Author: m.a.holden 2019-04-08 14:01:43
Published on: 2019-04-08T14:01:43+00:00
The discussion thread revolves around the architecture of a global quadtree network. The author explains that each bucket is essentially a view over the union of its four children and each client chooses a suitable max_depth. The author addresses the concern regarding taking down a node near the root of the tree and how it can affect the look-up process for several nodes at once. However, they clarify that if a node advertises itself near the top of the tree, it will be a better information provider than others but not at the exclusion of others below it. The parent does not know anything that other people don't know too. The author further explains that when querying, if you know about any nodes in the same bucket as the payment destination, then there's a high probability that they will know a route to the destination.

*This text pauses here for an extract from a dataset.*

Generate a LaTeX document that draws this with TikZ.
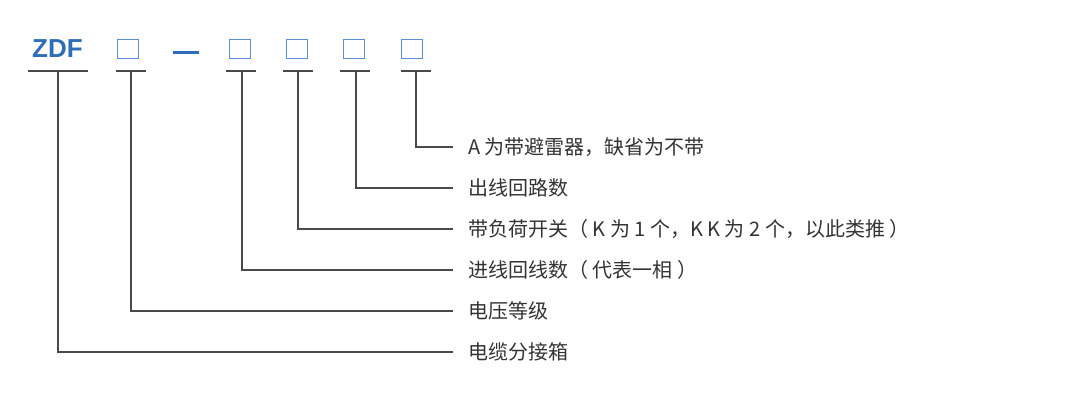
\documentclass[tikz,border=0pt]{standalone}
\usepackage{fontspec}
\setmainfont{Liberation Sans}
\newfontfamily\cjk{Noto Sans CJK SC}
\definecolor{zdfblue}{HTML}{2E6DB8}
\definecolor{boxblue}{HTML}{5B8FD2}
\definecolor{linegray}{HTML}{4A4A4A}
\definecolor{textgray}{HTML}{333333}
\begin{document}
\begin{tikzpicture}[x=1pt,y=-1pt,
  codebox/.style={draw=boxblue, line width=1.4pt, minimum width=21.5pt, minimum height=19.5pt, inner sep=0pt},
  barline/.style={draw=linegray, line width=1.5pt},
  leadline/.style={draw=linegray, line width=1.2pt},
  desc/.style={anchor=base west, inner sep=0pt, font=\cjk\fontsize{20}{24}\selectfont, text=textgray}]
\useasboundingbox (0,0) rectangle (1080,400);
% code text
\node[anchor=center, inner sep=0pt, font=\bfseries\fontsize{26}{30}\selectfont, text=zdfblue] (zdf) at (57.5,49) {ZDF};
\node[codebox] (b1) at (128,49) {};
\coordinate (dashL) at (173,52);
\coordinate (dashR) at (199,52);
\draw[draw=zdfblue, line width=3pt] (dashL) -- (dashR);
\node[codebox] (b2) at (240,49) {};
\node[codebox] (b3) at (297,49) {};
\node[codebox] (b4) at (354,49) {};
\node[codebox] (b5) at (412,49) {};
% bars
\coordinate (s0) at (58,71);
\coordinate (s1) at (131,71);
\coordinate (s2) at (242,71);
\coordinate (s3) at (298,71);
\coordinate (s4) at (356,71);
\coordinate (s5) at (416,71);
\draw[barline] (28,71) -- (88,71);
\draw[barline] (116,71) -- (146,71);
\draw[barline] (226,71) -- (256,71);
\draw[barline] (283,71) -- (313,71);
\draw[barline] (340,71) -- (370,71);
\draw[barline] (401,71) -- (431,71);
% labels
\node[desc] (l5) at (468,154) {A 为带避雷器，缺省为不带};
\node[desc] (l4) at (468,195) {出线回路数};
\node[desc] (l3) at (468,236) {带负荷开关（ K 为 1 个，K K 为 2 个，以此类推 ）};
\node[desc] (l2) at (468,277) {进线回线数（ 代表一相 ）};
\node[desc] (l1) at (468,318) {电压等级};
\node[desc] (l0) at (468,359) {电缆分接箱};
\coordinate (e5) at (453,147);
\coordinate (e4) at (453,188);
\coordinate (e3) at (453,229);
\coordinate (e2) at (453,270);
\coordinate (e1) at (453,311);
\coordinate (e0) at (453,352);
% leaders
\draw[leadline] (s5) |- (e5);
\draw[leadline] (s4) |- (e4);
\draw[leadline] (s3) |- (e3);
\draw[leadline] (s2) |- (e2);
\draw[leadline] (s1) |- (e1);
\draw[leadline] (s0) |- (e0);
\end{tikzpicture}
\end{document}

A parent bucket of that bucket is not any more likely to know about the destination; they have the same information. The only way the problem of over-reliance on parent buckets could occur is if misconfigured clients have an unreasonably large depth for the amount of information in the network. Nodes do not need to present the real depth at which they keep gossip, but there are potentially greater fee-earning opportunities if publicly advertising their maximum information capability. Nodes could counterbalance potential DDoS risk with higher routing fees. If attacks against a significant number of nodes were successful, the potential degrading of the network would be trivial or even unnoticeable because the network has numerous parents at every depth of the tree. In conclusion, the author believes that while the risks cannot be determined without testing on real-world data, it is unrealistic that there would be so few targets that make DDoS feasible. As the network grows, the attack vector would get even more unrealistic because the number of targets that one would need DDoS would increase.